Portion of the transition zone on Iapetus. The dark material is concentrated on the equator-facing sides of the craters (in this picture, North). (NASA/JPL/Space Science Institute)
Two papers published online in Science last week synthesize the Cassini data into a model for the dark-light dichotomy. The abstracts can be found here and here.
(1) As to the source of the dark mantle on Iapetus: it shares spectral characteristics with Saturn’s moon Phoebe (itself a fascinating body), and the recent discovery (Nature abstract here) of a large diffuse ring coincident with Phoebe’s orbit provides a likely source for the dark material. Whether Phoebe itself is feeding the ring by shedding material during impacts or if the ring is the detritus of another Phoebe-like body, now destroyed, is uncertain.

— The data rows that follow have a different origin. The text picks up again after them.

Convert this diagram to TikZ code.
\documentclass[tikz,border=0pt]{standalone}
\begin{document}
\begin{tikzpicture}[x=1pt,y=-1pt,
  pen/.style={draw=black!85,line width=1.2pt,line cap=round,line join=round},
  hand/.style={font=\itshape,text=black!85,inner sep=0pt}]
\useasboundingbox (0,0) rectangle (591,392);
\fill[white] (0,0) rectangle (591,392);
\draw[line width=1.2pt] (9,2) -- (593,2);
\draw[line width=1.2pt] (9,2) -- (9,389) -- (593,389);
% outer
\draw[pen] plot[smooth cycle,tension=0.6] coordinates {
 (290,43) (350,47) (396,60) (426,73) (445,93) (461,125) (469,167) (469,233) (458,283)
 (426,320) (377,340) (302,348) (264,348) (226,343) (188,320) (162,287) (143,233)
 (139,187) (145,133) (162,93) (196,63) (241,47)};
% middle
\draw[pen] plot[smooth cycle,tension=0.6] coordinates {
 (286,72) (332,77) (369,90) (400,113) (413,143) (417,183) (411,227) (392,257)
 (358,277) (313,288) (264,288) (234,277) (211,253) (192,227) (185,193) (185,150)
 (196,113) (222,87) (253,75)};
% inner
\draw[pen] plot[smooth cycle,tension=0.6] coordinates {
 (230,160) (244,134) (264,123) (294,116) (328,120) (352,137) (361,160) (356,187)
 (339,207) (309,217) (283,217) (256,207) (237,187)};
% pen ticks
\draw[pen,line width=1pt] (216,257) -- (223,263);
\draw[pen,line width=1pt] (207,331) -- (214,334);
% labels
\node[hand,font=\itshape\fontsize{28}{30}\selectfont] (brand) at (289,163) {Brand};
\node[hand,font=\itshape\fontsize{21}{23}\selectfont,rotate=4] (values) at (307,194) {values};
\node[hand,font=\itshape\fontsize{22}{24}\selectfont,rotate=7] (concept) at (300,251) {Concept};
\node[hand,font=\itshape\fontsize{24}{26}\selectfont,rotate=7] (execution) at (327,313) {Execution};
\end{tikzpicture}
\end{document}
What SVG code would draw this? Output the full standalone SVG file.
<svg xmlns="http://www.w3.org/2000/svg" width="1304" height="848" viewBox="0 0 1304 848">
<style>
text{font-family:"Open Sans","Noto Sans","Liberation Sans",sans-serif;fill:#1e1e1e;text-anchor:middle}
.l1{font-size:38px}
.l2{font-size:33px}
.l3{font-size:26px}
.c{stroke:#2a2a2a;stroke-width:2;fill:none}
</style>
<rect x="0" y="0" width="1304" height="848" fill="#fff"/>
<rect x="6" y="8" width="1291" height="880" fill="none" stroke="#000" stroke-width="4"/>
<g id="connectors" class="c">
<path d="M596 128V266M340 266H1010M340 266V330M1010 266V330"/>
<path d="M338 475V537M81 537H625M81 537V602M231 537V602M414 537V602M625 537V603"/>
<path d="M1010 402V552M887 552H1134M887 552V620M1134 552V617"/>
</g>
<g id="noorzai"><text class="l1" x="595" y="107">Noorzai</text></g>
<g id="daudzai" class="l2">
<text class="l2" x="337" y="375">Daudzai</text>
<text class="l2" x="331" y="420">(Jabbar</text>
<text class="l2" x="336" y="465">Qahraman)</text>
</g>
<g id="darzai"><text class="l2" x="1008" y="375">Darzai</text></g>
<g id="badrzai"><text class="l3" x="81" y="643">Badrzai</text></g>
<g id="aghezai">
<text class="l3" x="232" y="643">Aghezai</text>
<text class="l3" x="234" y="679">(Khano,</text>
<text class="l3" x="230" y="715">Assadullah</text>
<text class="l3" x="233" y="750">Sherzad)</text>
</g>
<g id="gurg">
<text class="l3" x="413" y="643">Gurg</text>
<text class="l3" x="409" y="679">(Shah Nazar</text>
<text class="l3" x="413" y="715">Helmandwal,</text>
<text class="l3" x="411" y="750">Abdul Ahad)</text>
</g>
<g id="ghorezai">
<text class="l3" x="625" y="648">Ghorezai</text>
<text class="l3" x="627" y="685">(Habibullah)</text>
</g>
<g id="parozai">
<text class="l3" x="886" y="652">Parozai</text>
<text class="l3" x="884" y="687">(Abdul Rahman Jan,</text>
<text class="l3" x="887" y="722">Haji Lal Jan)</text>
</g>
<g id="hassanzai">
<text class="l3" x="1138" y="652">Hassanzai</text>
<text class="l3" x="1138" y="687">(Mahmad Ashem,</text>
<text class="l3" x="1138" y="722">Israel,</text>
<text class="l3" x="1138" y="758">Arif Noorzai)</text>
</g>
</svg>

(2) As to the mottled pattern: Iapetus has a very slow rotation of 79 Earth days and it therefore has large temperature differentials between the long days and nights. Exacerbating this is the effect of albedo -- areas that have some dark material absorb more sunlight (i.e., they have a lower albedo) and are warmer while lighter areas reflect more sunlight and stay colder. This provides a feedback mechanism wherein those areas with some dark mantle are warmer, thus more ice sublimates to gas and migrates towards colder (i.e., brighter) spots. There should be some critical amount of dark material that perpetuates this feedback for any given light regime, so that areas with that much or more mantle become increasingly dark, while nearby areas with less than the critical amount of mantle may host deposition of ice and become increasingly light. The leading edge receives a lot of dust and is dark; the trailing hemisphere receives little dust and is light; the transition zones receive some dust and the local albedo depends on the sunlight budget which in turn depends on topography.